• _RECORD EXTRACTS_:

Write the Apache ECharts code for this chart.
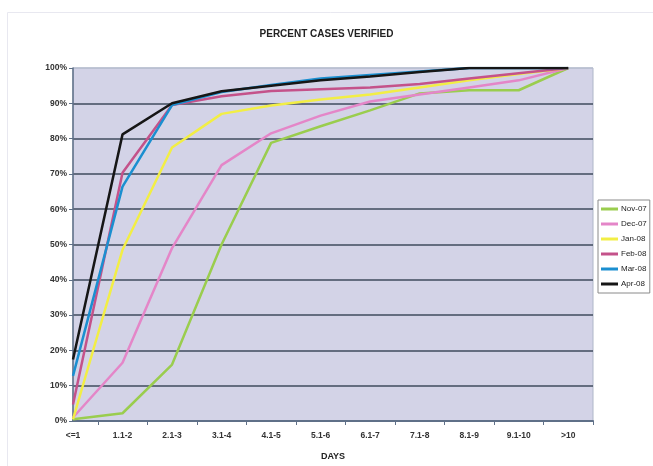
==
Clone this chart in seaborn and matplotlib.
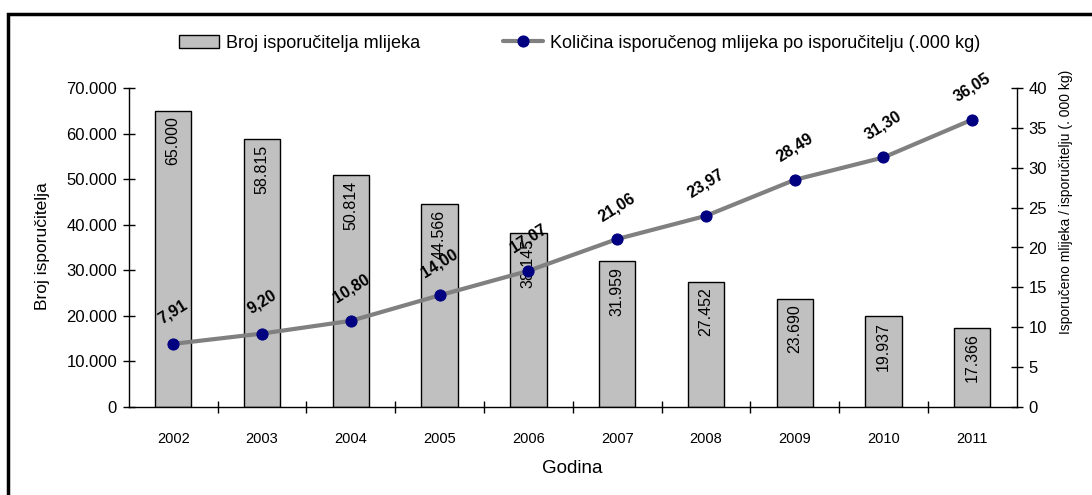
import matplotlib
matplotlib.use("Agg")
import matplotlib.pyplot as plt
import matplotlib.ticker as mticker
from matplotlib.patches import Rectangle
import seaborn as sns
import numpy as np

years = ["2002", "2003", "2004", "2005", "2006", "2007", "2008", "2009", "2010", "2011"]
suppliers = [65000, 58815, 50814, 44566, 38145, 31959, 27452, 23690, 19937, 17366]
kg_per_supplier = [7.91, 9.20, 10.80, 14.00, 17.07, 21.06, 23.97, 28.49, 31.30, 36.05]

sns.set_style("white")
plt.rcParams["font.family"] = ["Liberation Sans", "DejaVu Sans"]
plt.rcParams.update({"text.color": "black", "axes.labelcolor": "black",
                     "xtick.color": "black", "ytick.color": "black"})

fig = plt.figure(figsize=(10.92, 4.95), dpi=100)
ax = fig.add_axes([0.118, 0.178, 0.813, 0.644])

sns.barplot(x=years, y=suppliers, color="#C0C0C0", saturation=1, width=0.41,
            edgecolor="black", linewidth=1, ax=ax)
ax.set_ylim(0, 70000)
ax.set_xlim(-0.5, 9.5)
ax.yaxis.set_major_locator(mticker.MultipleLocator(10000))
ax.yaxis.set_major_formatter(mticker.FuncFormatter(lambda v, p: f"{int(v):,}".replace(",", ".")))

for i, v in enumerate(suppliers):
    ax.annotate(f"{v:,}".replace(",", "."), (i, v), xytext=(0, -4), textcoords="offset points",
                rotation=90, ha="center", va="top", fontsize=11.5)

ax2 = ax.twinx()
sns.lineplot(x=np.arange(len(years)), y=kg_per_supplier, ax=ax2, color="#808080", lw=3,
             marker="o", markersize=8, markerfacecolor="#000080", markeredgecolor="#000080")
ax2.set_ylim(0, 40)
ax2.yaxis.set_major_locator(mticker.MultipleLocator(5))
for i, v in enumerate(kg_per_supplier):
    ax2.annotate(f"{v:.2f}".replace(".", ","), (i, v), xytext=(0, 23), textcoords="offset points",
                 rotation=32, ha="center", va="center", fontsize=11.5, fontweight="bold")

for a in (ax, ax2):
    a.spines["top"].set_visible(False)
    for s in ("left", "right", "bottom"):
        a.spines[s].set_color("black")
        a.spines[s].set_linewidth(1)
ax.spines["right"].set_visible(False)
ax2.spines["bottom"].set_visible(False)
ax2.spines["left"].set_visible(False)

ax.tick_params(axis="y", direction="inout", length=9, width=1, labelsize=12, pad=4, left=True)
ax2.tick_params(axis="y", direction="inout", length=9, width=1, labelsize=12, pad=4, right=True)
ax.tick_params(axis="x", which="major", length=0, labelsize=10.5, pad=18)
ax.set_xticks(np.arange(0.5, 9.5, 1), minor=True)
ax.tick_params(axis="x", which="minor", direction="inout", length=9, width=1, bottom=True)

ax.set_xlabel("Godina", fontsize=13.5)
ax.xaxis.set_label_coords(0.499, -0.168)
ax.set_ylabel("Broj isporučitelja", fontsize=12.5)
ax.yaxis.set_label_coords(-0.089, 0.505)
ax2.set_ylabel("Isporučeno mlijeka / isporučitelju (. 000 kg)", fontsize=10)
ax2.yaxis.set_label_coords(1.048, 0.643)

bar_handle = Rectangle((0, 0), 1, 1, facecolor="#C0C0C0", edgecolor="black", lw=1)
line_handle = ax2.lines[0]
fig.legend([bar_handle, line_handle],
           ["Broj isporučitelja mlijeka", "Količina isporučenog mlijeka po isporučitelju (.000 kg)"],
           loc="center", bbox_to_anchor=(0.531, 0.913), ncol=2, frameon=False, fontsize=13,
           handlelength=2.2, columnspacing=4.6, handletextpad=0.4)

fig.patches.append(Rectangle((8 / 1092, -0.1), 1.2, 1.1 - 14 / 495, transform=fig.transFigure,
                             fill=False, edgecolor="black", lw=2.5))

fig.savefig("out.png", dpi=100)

• _WORK INSTRUCTIONS_:
Skip all pictures. Retype exactly the span whose first line is the one with "Clone this chart in seaborn and matplotlib." and whose last line is the one with "import numpy as np".

• _RESULT_:
Clone this chart in seaborn and matplotlib.
import matplotlib
matplotlib.use("Agg")
import matplotlib.pyplot as plt
import matplotlib.ticker as mticker
from matplotlib.patches import Rectangle
import seaborn as sns
import numpy as np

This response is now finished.